[Task] Begin at the first line of the data and copy each line through the one containing "from matplotlib.lines import Line2D", that line included, with no pictures.

[Data]
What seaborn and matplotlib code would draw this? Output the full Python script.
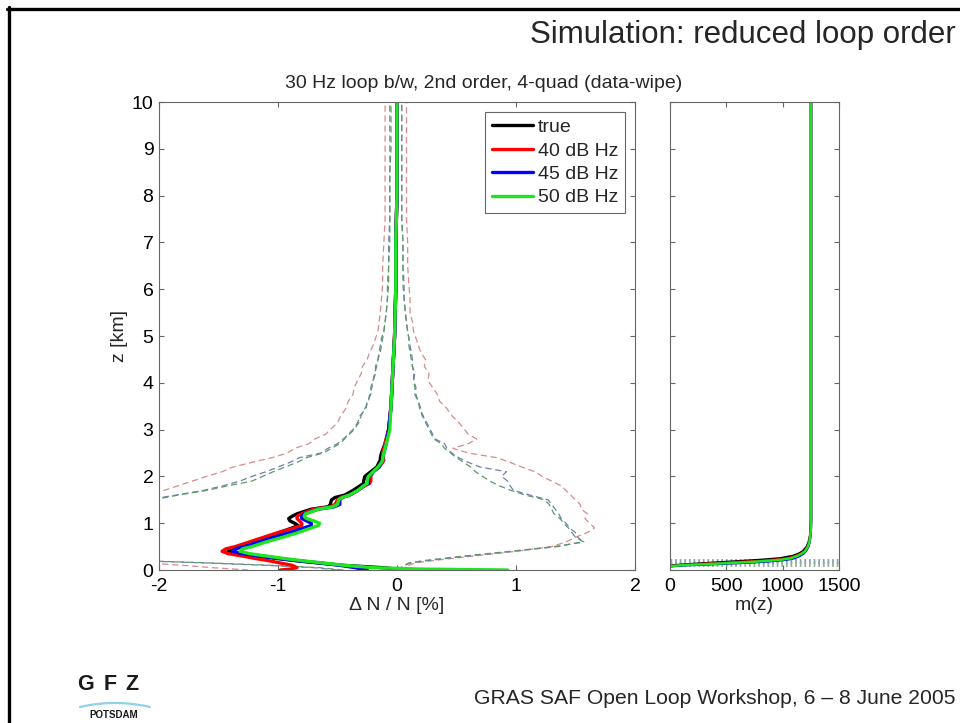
import numpy as np
import pandas as pd
import matplotlib
matplotlib.use("Agg")
import matplotlib.pyplot as plt
import seaborn as sns
from matplotlib.lines import Line2D

# ---------------------------------------------------------------------------
# Refractivity error profiles (Delta N / N in %) versus height z (km)
# ---------------------------------------------------------------------------
series_labels = ["true", "40 dB Hz", "45 dB Hz", "50 dB Hz"]
series_colors = ["black", "#ff0000", "#0000ff", "#1ee61e"]
env_colors = ["#d98a8a", "#6c7fb0", "#5f9a6a"]

z_prof = [0.0, 0.02, 0.05, 0.1, 0.15, 0.2, 0.25, 0.3, 0.35, 0.4,
          0.45, 0.5, 0.6, 0.7, 0.8, 0.9, 0.95, 1.0, 1.05, 1.1,
          1.15, 1.2, 1.3, 1.35, 1.4, 1.5, 1.55, 1.6, 1.7, 1.8,
          1.85, 1.9, 2.0, 2.1, 2.2, 2.3, 2.35, 2.4, 2.5, 2.7,
          3.0, 3.5, 4.0, 4.5, 5.0, 6.0, 7.0, 8.0, 9.0, 10.0]

dn_true = [0.05, 0.0, -0.12, -0.45, -0.66, -0.85, -1.02, -1.17, -1.32, -1.42,
           -1.41, -1.33, -1.22, -1.1, -0.99, -0.88, -0.83, -0.86, -0.9, -0.91,
           -0.88, -0.84, -0.72, -0.58, -0.56, -0.55, -0.52, -0.44, -0.37, -0.31,
           -0.28, -0.28, -0.27, -0.22, -0.17, -0.15, -0.14, -0.14, -0.13, -0.1,
           -0.07, -0.05, -0.04, -0.03, -0.02, -0.01, -0.01, 0.0, 0.0, 0.0]

dn_40 = [-0.98, -0.9, -0.84, -0.88, -0.98, -1.08, -1.2, -1.3, -1.42, -1.47,
         -1.44, -1.36, -1.24, -1.12, -1.0, -0.86, -0.8, -0.8, -0.82, -0.84,
         -0.84, -0.8, -0.7, -0.56, -0.52, -0.5, -0.47, -0.4, -0.33, -0.27,
         -0.23, -0.22, -0.22, -0.2, -0.15, -0.12, -0.11, -0.12, -0.12, -0.1,
         -0.07, -0.05, -0.04, -0.03, -0.02, -0.01, -0.01, 0.0, 0.0, 0.0]

dn_45 = [-0.25, -0.3, -0.35, -0.48, -0.64, -0.84, -1.0, -1.15, -1.3, -1.38,
         -1.36, -1.28, -1.16, -1.03, -0.9, -0.78, -0.72, -0.72, -0.76, -0.8,
         -0.8, -0.78, -0.66, -0.53, -0.48, -0.48, -0.46, -0.4, -0.33, -0.28,
         -0.24, -0.24, -0.24, -0.2, -0.15, -0.13, -0.12, -0.12, -0.11, -0.09,
         -0.07, -0.05, -0.04, -0.03, -0.02, -0.01, -0.01, 0.0, 0.0, 0.0]

dn_50 = [0.93, 0.2, -0.2, -0.44, -0.62, -0.8, -0.96, -1.1, -1.24, -1.32,
         -1.3, -1.22, -1.1, -0.96, -0.83, -0.72, -0.66, -0.65, -0.7, -0.76,
         -0.78, -0.77, -0.66, -0.54, -0.5, -0.49, -0.46, -0.4, -0.33, -0.28,
         -0.25, -0.25, -0.24, -0.2, -0.16, -0.13, -0.12, -0.12, -0.11, -0.09,
         -0.06, -0.05, -0.04, -0.03, -0.02, -0.01, -0.01, 0.0, 0.0, 0.0]

# Scatter envelopes (lower / upper) for the three signal levels
z_env = [0.0, 0.05, 0.1, 0.15, 0.2, 0.3, 0.4, 0.5, 0.6, 0.7,
         0.8, 0.9, 1.0, 1.1, 1.2, 1.3, 1.4, 1.5, 1.6, 1.7,
         1.8, 1.9, 2.0, 2.1, 2.2, 2.3, 2.4, 2.5, 2.6, 2.7,
         2.8, 2.9, 3.0, 3.15, 3.3, 3.45, 3.6, 3.75, 3.9, 4.05,
         4.2, 4.35, 4.5, 4.65, 4.8, 4.95, 5.1, 5.3, 5.5, 5.8,
         6.1, 6.5, 7.0, 7.5, 8.0, 8.5, 9.0, 9.5, 10.0]

lo_40 = [-1.25, -1.55, -1.8, -2.1, -2.6, -3.2,
         -3.5, -3.6, -3.6, -3.5, -3.4, -3.3, -3.2, -3.1, -3.0, -2.9, -2.7, -2.5,
         -2.15, -1.96, -1.84, -1.72, -1.6, -1.47, -1.38, -1.22, -1.05, -0.92,
         -0.86, -0.74, -0.69, -0.6, -0.56,
         -0.5, -0.47, -0.43, -0.41, -0.37, -0.36, -0.33, -0.3, -0.29, -0.25,
         -0.23, -0.2, -0.18,
         -0.16, -0.15, -0.14, -0.13, -0.12, -0.12, -0.11, -0.1, -0.1, -0.1,
         -0.1, -0.1, -0.1]
hi_40 = [0.02, 0.06, 0.1, 0.15, 0.3, 0.65, 1.0, 1.3, 1.42, 1.5, 1.6, 1.66,
         1.62, 1.58, 1.6, 1.55, 1.54, 1.5,
         1.46, 1.42, 1.38, 1.3, 1.22, 1.16, 1.05, 0.95, 0.84, 0.6, 0.47, 0.6,
         0.67, 0.6, 0.57,
         0.52, 0.46, 0.42, 0.36, 0.34, 0.3, 0.26, 0.27, 0.23, 0.24, 0.2, 0.18,
         0.16,
         0.14, 0.13, 0.11, 0.11, 0.1, 0.09, 0.09, 0.08, 0.08, 0.08, 0.08, 0.08,
         0.08]

lo_45 = [-0.5, -0.7, -1.1, -1.6, -2.2, -2.9,
         -3.3, -3.4, -3.4, -3.3, -3.2, -3.1, -3.0, -2.9, -2.8, -2.6, -2.4, -2.1,
         -1.86, -1.63, -1.46, -1.32, -1.22, -1.1, -1.0, -0.9, -0.82, -0.64,
         -0.58, -0.5, -0.45, -0.41, -0.37,
         -0.33, -0.31, -0.26, -0.25, -0.22, -0.22, -0.2, -0.18, -0.18, -0.16,
         -0.15, -0.14, -0.13,
         -0.11, -0.1, -0.09, -0.08, -0.08, -0.07, -0.07, -0.06, -0.06, -0.06,
         -0.06, -0.06, -0.06]
hi_45 = [0.0, 0.04, 0.07, 0.11, 0.25, 0.6, 0.98, 1.35, 1.56, 1.52, 1.5, 1.45,
         1.42, 1.38, 1.36, 1.33, 1.3, 1.27,
         1.12, 0.98, 0.95, 0.93, 0.88, 0.92, 0.7, 0.6, 0.52, 0.46, 0.42, 0.4,
         0.32, 0.3, 0.28,
         0.25, 0.21, 0.2, 0.18, 0.15, 0.16, 0.14, 0.15, 0.13, 0.13, 0.12, 0.11,
         0.1,
         0.09, 0.08, 0.07, 0.06, 0.06, 0.05, 0.05, 0.04, 0.04, 0.04, 0.04, 0.04,
         0.04]

lo_50 = [-0.45, -0.65, -1.05, -1.55, -2.15, -2.8,
         -3.2, -3.3, -3.3, -3.2, -3.1, -3.0, -2.9, -2.8, -2.7, -2.5, -2.3, -2.05,
         -1.84, -1.6, -1.42, -1.22, -1.13, -1.04, -0.94, -0.84, -0.76, -0.62,
         -0.55, -0.48, -0.44, -0.4, -0.36,
         -0.32, -0.3, -0.27, -0.24, -0.23, -0.21, -0.2, -0.19, -0.17, -0.16,
         -0.14, -0.13, -0.12,
         -0.11, -0.1, -0.09, -0.08, -0.07, -0.07, -0.06, -0.06, -0.06, -0.06,
         -0.05, -0.05, -0.05]
hi_50 = [0.0, 0.03, 0.06, 0.1, 0.22, 0.57, 0.95, 1.32, 1.57, 1.5, 1.47, 1.44,
         1.4, 1.37, 1.32, 1.3, 1.28, 1.24,
         1.08, 0.96, 0.86, 0.78, 0.72, 0.66, 0.62, 0.56, 0.5, 0.45, 0.4, 0.37,
         0.31, 0.29, 0.27,
         0.24, 0.22, 0.19, 0.18, 0.16, 0.15, 0.14, 0.14, 0.13, 0.12, 0.11, 0.1,
         0.1,
         0.09, 0.08, 0.07, 0.06, 0.05, 0.05, 0.05, 0.04, 0.04, 0.04, 0.04, 0.04,
         0.04]

# Mapping function m(z)
z_m = [0.08, 0.1, 0.12, 0.14, 0.16, 0.18, 0.2, 0.22, 0.25, 0.3,
       0.35, 0.4, 0.5, 0.6, 0.75, 0.9, 1.1, 2.0, 10.0]
m_true = [0, 30, 150, 280, 420, 560, 700, 830, 980, 1090,
          1145, 1180, 1215, 1232, 1245, 1250, 1252, 1252, 1252]
m_40 = [0, 60, 220, 380, 540, 700, 840, 940, 1050, 1120,
        1165, 1195, 1222, 1236, 1246, 1250, 1252, 1252, 1252]
m_45 = [0, 120, 330, 520, 700, 840, 950, 1030, 1100, 1150,
        1185, 1205, 1228, 1240, 1248, 1251, 1252, 1252, 1252]
m_50 = [0, 90, 270, 450, 620, 770, 890, 990, 1070, 1130,
        1170, 1198, 1225, 1238, 1247, 1251, 1252, 1252, 1252]

# Noise-floor bands in the m(z) panel
band_z = [0.2, 0.13]
band_colors = ["#8a9bb8", "#8fb09a"]

x_ticks = [-2, -1, 0, 1, 2]
z_ticks = list(range(0, 11))
m_ticks = [0, 500, 1000, 1500]

# ---------------------------------------------------------------------------
sns.set_style("ticks", {"xtick.direction": "in", "ytick.direction": "in",
                        "axes.edgecolor": "#666666"})
plt.rcParams["font.family"] = ["Liberation Sans", "DejaVu Sans"]
plt.rcParams["xtick.color"] = "#666666"
plt.rcParams["ytick.color"] = "#666666"
plt.rcParams["xtick.labelcolor"] = "black"
plt.rcParams["ytick.labelcolor"] = "black"

FS = 14
fig = plt.figure(figsize=(9.6, 7.23), dpi=100)
fig.patch.set_facecolor("white")

ax = fig.add_axes([0.1656, 0.2116, 0.4958, 0.6473])
axm = fig.add_axes([0.6979, 0.2116, 0.176, 0.6473])

prof_df = pd.DataFrame({
    "z": z_prof * 4,
    "dn": dn_true + dn_40 + dn_45 + dn_50,
    "series": sum([[s] * len(z_prof) for s in series_labels], []),
})
env_df = pd.DataFrame({
    "z": z_env * 6,
    "dn": lo_40 + hi_40 + lo_45 + hi_45 + lo_50 + hi_50,
    "series": sum([[s] * (2 * len(z_env)) for s in series_labels[1:]], []),
    "side": sum([[k] * len(z_env) for k in ["lo", "hi"] * 3], []),
})

# dashed scatter envelopes
for lab, col in zip(series_labels[1:], env_colors):
    for side in ["lo", "hi"]:
        sub = env_df[(env_df.series == lab) & (env_df.side == side)]
        sns.lineplot(data=sub, x="dn", y="z", sort=False, estimator=None,
                     color=col, lw=0.9, linestyle=(0, (5, 3)), ax=ax,
                     legend=False)

# solid mean profiles
for lab, col in zip(series_labels, series_colors):
    sub = prof_df[prof_df.series == lab]
    sns.lineplot(data=sub, x="dn", y="z", sort=False, estimator=None,
                 color=col, lw=2.4, ax=ax, label=lab, legend=False)

ax.set_xlim(-2, 2)
ax.set_ylim(0, 10)
ax.set_xticks(x_ticks)
ax.set_yticks(z_ticks)
ax.set_xticklabels([str(t) for t in x_ticks])
ax.set_xlabel("\u0394 N / N [%]", fontsize=FS, labelpad=1)
ax.set_ylabel("z [km]", fontsize=FS, labelpad=3)

handles = [Line2D([], [], color=c, lw=2.4) for c in series_colors]
leg = ax.legend(handles, series_labels, loc="upper right", fontsize=FS,
                frameon=True, fancybox=False, framealpha=1,
                edgecolor="#666666", borderaxespad=0.5, borderpad=0.35,
                handlelength=2.1, handletextpad=0.25, labelspacing=0.3)
leg.get_frame().set_linewidth(0.8)

# m(z) panel
for zb, cb in zip(band_z, band_colors):
    axm.axhline(zb, color=cb, lw=3.5, linestyle=(0, (0.35, 0.6)), zorder=1)
for m_vals, lab, col in zip([m_true, m_40, m_45, m_50], series_labels,
                            series_colors):
    sns.lineplot(x=m_vals, y=z_m, sort=False, estimator=None, color=col,
                 lw=1.8, ax=axm, legend=False)

axm.set_xlim(0, 1500)
axm.set_ylim(0, 10)
axm.set_xticks(m_ticks)
axm.set_yticks(z_ticks)
axm.set_yticklabels([])
axm.set_xlabel("m(z)", fontsize=FS, labelpad=1)
axm.set_ylabel("")

for a in (ax, axm):
    for sp in a.spines.values():
        sp.set_visible(True)
        sp.set_linewidth(0.8)
        sp.set_color("#666666")
    a.tick_params(which="both", direction="in", length=3.8, width=0.8,
                  top=True, right=True, labelsize=FS)
    a.tick_params(axis="x", pad=6)
    a.tick_params(axis="y", pad=4)

# titles and slide texts
fig.text(484 / 960, 1 - 83 / 723, "30 Hz loop b/w, 2nd order, 4-quad (data-wipe)",
         ha="center", va="center", fontsize=FS)
fig.text(956 / 960, 1 - 35 / 723, "Simulation: reduced loop order",
         ha="right", va="center", fontsize=22.5)
fig.text(955 / 960, 1 - 699 / 723, "GRAS SAF Open Loop Workshop, 6 \u2013 8 June 2005",
         ha="right", va="center", fontsize=15.2)

# GFZ logo
for ch, xc in zip("GFZ", [85, 110, 132]):
    fig.text(xc / 960, 1 - 684 / 723, ch, ha="center", va="center",
             fontsize=15.5, fontweight="bold", color="#1a1a1a")
arc_t = np.linspace(-1, 1, 60)
arc_x = (115 + 35 * arc_t) / 960
arc_y = 1 - (703 + 4 * arc_t ** 2) / 723
fig.add_artist(Line2D(arc_x, arc_y, color="#8fd0ea", lw=1.6,
                      transform=fig.transFigure))
fig.text(114 / 960, 1 - 715 / 723, "POTSDAM", ha="center", va="center",
         fontsize=7, fontweight="bold", color="#1a1a1a")

# slide frame (top and left edges)
fig.add_artist(Line2D([7 / 960, 1.0], [1 - 8.5 / 723, 1 - 8.5 / 723],
                      color="black", lw=2.4, transform=fig.transFigure))
fig.add_artist(Line2D([8.5 / 960, 8.5 / 960], [1 - 7 / 723, 0.0],
                      color="black", lw=2.4, transform=fig.transFigure))

fig.savefig("out.png", dpi=100, facecolor="white")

[Complete output]
What seaborn and matplotlib code would draw this? Output the full Python script.
import numpy as np
import pandas as pd
import matplotlib
matplotlib.use("Agg")
import matplotlib.pyplot as plt
import seaborn as sns
from matplotlib.lines import Line2D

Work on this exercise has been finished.